Getting involved in anything will look better than nothing but "open source experience" is a wide as "closed source". Tell me how you worked on a team the built fundamental internet infrastructure, or a new language with hundreds of thousands of users, or an application or library that loads of people actually use ... I'll be interested! Mention that you and some guy put a half-finished, half-specified project on sourceforge that looks a lot like a dozen similar half-baked projects? Not so much.

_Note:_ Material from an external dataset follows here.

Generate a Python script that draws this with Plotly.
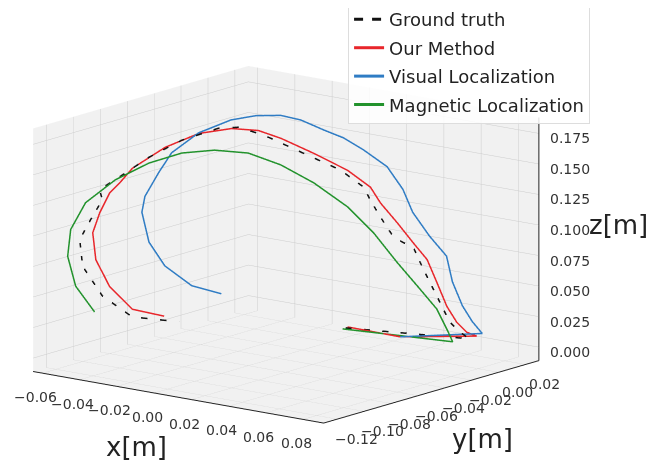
import plotly.graph_objects as go

# ---- data (metres) ----
gt_x = [0.0045, 0.0583, 0.0552, 0.0522, 0.0491, 0.0460, 0.0430, 0.0408, 0.0378, 0.0347, 0.0307, 0.0276, 0.0255,
        0.0184, 0.0062, -0.0052, -0.0131, -0.0193, -0.0306, -0.0407, -0.0499, -0.0561, -0.0552, -0.0588, -0.0622,
        -0.0613, -0.0552, -0.0460, -0.0315]
gt_y = [0.0061, 0.0237, 0.0206, 0.0174, 0.0143, 0.0112, 0.0081, 0.0059, 0.0027, -0.0004, -0.0045, -0.0076, -0.0098,
        -0.0170, -0.0295, -0.0411, -0.0492, -0.0554, -0.0670, -0.0773, -0.0867, -0.0930, -0.0920, -0.0958, -0.0992,
        -0.0983, -0.0920, -0.0826, -0.0679]
gt_z = [0.0, 0.0, 0.0059, 0.0142, 0.0306, 0.0470, 0.0635, 0.0766, 0.0800, 0.0851, 0.1015, 0.1155, 0.1262,
        0.1404, 0.1558, 0.1702, 0.1772, 0.1767, 0.1676, 0.1543, 0.1386, 0.1284, 0.1202, 0.1041, 0.0880,
        0.0660, 0.0413, 0.0237, 0.0189]

our_x = [0.0040, 0.0329, 0.0590, 0.0559, 0.0529, 0.0498, 0.0467, 0.0437, 0.0394, 0.0345, 0.0293, 0.0262, 0.0191,
         0.0087, -0.0014, -0.0085, -0.0167, -0.0269, -0.0373, -0.0474, -0.0514, -0.0545, -0.0575, -0.0597, -0.0587,
         -0.0545, -0.0474, -0.0376]
our_y = [0.0082, 0.0073, 0.0280, 0.0249, 0.0217, 0.0186, 0.0155, 0.0124, 0.0080, 0.0030, -0.0023, -0.0055, -0.0127,
         -0.0233, -0.0336, -0.0408, -0.0493, -0.0596, -0.0702, -0.0805, -0.0846, -0.0877, -0.0909, -0.0930, -0.0921,
         -0.0877, -0.0805, -0.0705]
our_z = [0.0, 0.0, 0.0010, 0.0044, 0.0127, 0.0259, 0.0456, 0.0645, 0.0785, 0.0951, 0.1116, 0.1248, 0.1390,
         0.1534, 0.1662, 0.1731, 0.1752, 0.1717, 0.1609, 0.1444, 0.1324, 0.1244, 0.1083, 0.0922, 0.0702,
         0.0480, 0.0289, 0.0227]

vis_x = [0.0329, 0.0620, 0.0589, 0.0559, 0.0528, 0.0510, 0.0457, 0.0405, 0.0375, 0.0326, 0.0252, 0.0191, 0.0129,
         0.0059, -0.0003, -0.0080, -0.0157, -0.0257, -0.0340, -0.0380, -0.0423, -0.0432, -0.0410, -0.0361, -0.0278,
         -0.0186]
vis_y = [0.0073, 0.0280, 0.0249, 0.0217, 0.0186, 0.0167, 0.0114, 0.0061, 0.0030, -0.0020, -0.0095, -0.0158, -0.0220,
         -0.0292, -0.0355, -0.0434, -0.0512, -0.0614, -0.0699, -0.0740, -0.0783, -0.0793, -0.0771, -0.0721, -0.0636,
         -0.0543]
vis_z = [0.0, 0.0040, 0.0139, 0.0271, 0.0468, 0.0680, 0.0846, 0.1044, 0.1233, 0.1422, 0.1565, 0.1666, 0.1734,
         0.1819, 0.1860, 0.1862, 0.1831, 0.1731, 0.1573, 0.1413, 0.1220, 0.1091, 0.0846, 0.0648, 0.0481,
         0.0410]

mag_x = [0.0046, 0.0561, 0.0543, 0.0512, 0.0460, 0.0389, 0.0316, 0.0236, 0.0132, 0.0030, -0.0071, -0.0175, -0.0276,
         -0.0377, -0.0482, -0.0574, -0.0620, -0.0629, -0.0604, -0.0546]
mag_y = [0.0037, 0.0142, 0.0123, 0.0092, 0.0039, -0.0033, -0.0108, -0.0190, -0.0296, -0.0399, -0.0502, -0.0609, -0.0712,
         -0.0815, -0.0921, -0.1015, -0.1062, -0.1072, -0.1047, -0.0987]
mag_z = [0.0, 0.0, 0.0107, 0.0271, 0.0437, 0.0660, 0.0908, 0.1124, 0.1325, 0.1477, 0.1580, 0.1610, 0.1592,
         0.1516, 0.1384, 0.1202, 0.0985, 0.0766, 0.0520, 0.0306]

x_ticks = [-0.06, -0.04, -0.02, 0.00, 0.02, 0.04, 0.06, 0.08]
y_ticks = [-0.12, -0.10, -0.08, -0.06, -0.04, -0.02, 0.00, 0.02]
z_ticks = [0.000, 0.025, 0.050, 0.075, 0.100, 0.125, 0.150, 0.175]

X_RANGE = [-0.065, 0.091]
Y_RANGE = [-0.130, 0.030]
Z_RANGE = [-0.011, 0.188]

FONT = "DejaVu Sans"
TICK_FONT = dict(family=FONT, size=14, color="#333333")
TITLE_FONT = dict(family=FONT, size=26, color="#222222")


def fmt(v, d):
    return f"{v:.{d}f}".replace("-", "\u2212")


fig = go.Figure()
series = [
    ("Ground truth", gt_x, gt_y, gt_z, "#111111", "dash"),
    ("Our Method", our_x, our_y, our_z, "#e8262b", "solid"),
    ("Visual Localization", vis_x, vis_y, vis_z, "#2f7cc4", "solid"),
    ("Magnetic Localization", mag_x, mag_y, mag_z, "#22922c", "solid"),
]
for i, (name, xs, ys, zs, col, dash) in enumerate(series):
    fig.add_trace(go.Scatter3d(x=xs, y=ys, z=zs, mode="lines", name=name,
                               legendgroup=f"g{i}",
                               line=dict(color=col, width=3, dash=dash)))

# z-axis spine on the right-hand vertical edge of the box (axis decoration)
fig.add_trace(go.Scatter3d(x=[X_RANGE[1], X_RANGE[1]], y=[Y_RANGE[1], Y_RANGE[1]], z=Z_RANGE,
                           mode="lines", line=dict(color="#222222", width=2),
                           showlegend=False, hoverinfo="skip"))


def ax(rng, ticks, line=True):
    return dict(
        title=dict(text=""),
        range=rng, tickvals=ticks, showticklabels=False,
        showbackground=True, backgroundcolor="#f1f1f1",
        gridcolor="#cccccc", gridwidth=1,
        showline=line, linecolor="#222222", linewidth=2,
        ticks="", zeroline=False, showspikes=False, autorange=False,
    )


annots = []
for t in x_ticks:
    annots.append(dict(x=t, y=Y_RANGE[0], z=Z_RANGE[0], text=fmt(t, 2), showarrow=False,
                       xanchor="center", yanchor="middle", xshift=-7, yshift=-24, font=TICK_FONT))
for t in y_ticks:
    annots.append(dict(x=X_RANGE[1], y=t, z=Z_RANGE[0], text=fmt(t, 2), showarrow=False,
                       xanchor="center", yanchor="middle", xshift=19, yshift=-20, font=TICK_FONT))
for t in z_ticks:
    annots.append(dict(x=X_RANGE[1], y=Y_RANGE[1], z=t, text=fmt(t, 3), showarrow=False,
                       xanchor="left", yanchor="middle", xshift=9, yshift=-5, font=TICK_FONT))
annots.append(dict(x=-0.02, y=Y_RANGE[0], z=Z_RANGE[0], text="x[m]", showarrow=False,
                   xanchor="center", yanchor="middle", xshift=20, yshift=-61, font=TITLE_FONT))
annots.append(dict(x=X_RANGE[1], y=-0.04, z=Z_RANGE[0], text="y[m]", showarrow=False,
                   xanchor="center", yanchor="middle", xshift=38, yshift=-51, font=TITLE_FONT))
annots.append(dict(x=X_RANGE[1], y=Y_RANGE[1], z=0.09, text="z[m]", showarrow=False,
                   xanchor="center", yanchor="middle", xshift=80, yshift=12, font=TITLE_FONT))

S = 0.97
fig.update_layout(
    width=654, height=464,
    margin=dict(l=0, r=0, t=0, b=0, autoexpand=False),
    paper_bgcolor="white",
    font=dict(family=FONT),
    scene=dict(
        domain=dict(x=[0.0, 0.85], y=[0.0, 1.0]),
        xaxis=ax(X_RANGE, x_ticks),
        yaxis=ax(Y_RANGE, y_ticks),
        zaxis=ax(Z_RANGE, z_ticks, line=False),
        aspectmode="manual",
        aspectratio=dict(x=1.639 * S, y=1.553 * S, z=1.109 * S),
        camera=dict(eye=dict(x=0.600 * 2.0, y=-0.7675 * 2.0, z=0.227 * 2.0 + 0.02),
                    center=dict(x=0, y=0, z=0.02), up=dict(x=0, y=0, z=1),
                    projection=dict(type="orthographic")),
        annotations=annots,
    ),
    legend=dict(x=0.52, y=1.017, xanchor="left", yanchor="top",
                bgcolor="rgba(255,255,255,0.85)", bordercolor="#dddddd", borderwidth=1,
                font=dict(family=FONT, size=18, color="#222222"),
                tracegroupgap=2),
)

fig.write_html("out.html")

So if you really want to beef up a resume with this look for a project with good crossover to what you do, one that is active and has a real user base and some coders you can learn from, then dive in and get your hands dirty. Or scratch an itch of your own and put it out there to get critiqued and improved but if you do this, follow through.

simon
I was thinking of starting my own open source project, this would be my first of course. Is this too ambitious?
nbolton
+1  A: 

It's impressive for the following reasons:

  1. Shows that you're passionate enough about software and coding to devote your own personal time to it. Too many people are in this business for a paycheck and nothing more.
  2. Shows that you're competent enough to write and submit code for public consumption and review.
  3. (Corollary to 2) Gives me as an interviewer a code sample to look at and evaluate.

These two reasons alone are a big differentiator. So, on your importance scale, maybe a 7-8? 9-10 if you're contributing to a big-time OSS project like the Linux kernel or Apache.

Also, what Jon Skeet said, I'd definitely want to see more than just "OSS experience", I'd want specifics.

drewh
+1  A: 

You might want to see this thread I made before I began my current job:

http://stackoverflow.com/questions/488338/as-an-employer-do-you-view-open-source-contributions-with-as-much-credit-as-full

Not quite the same question, but it will help you with your CV.

Thanks

dotnetdev
+1  A: 

It looks good to me and makes this resume stand out. For people just out of college participating in an open source project may be the only way to get first job.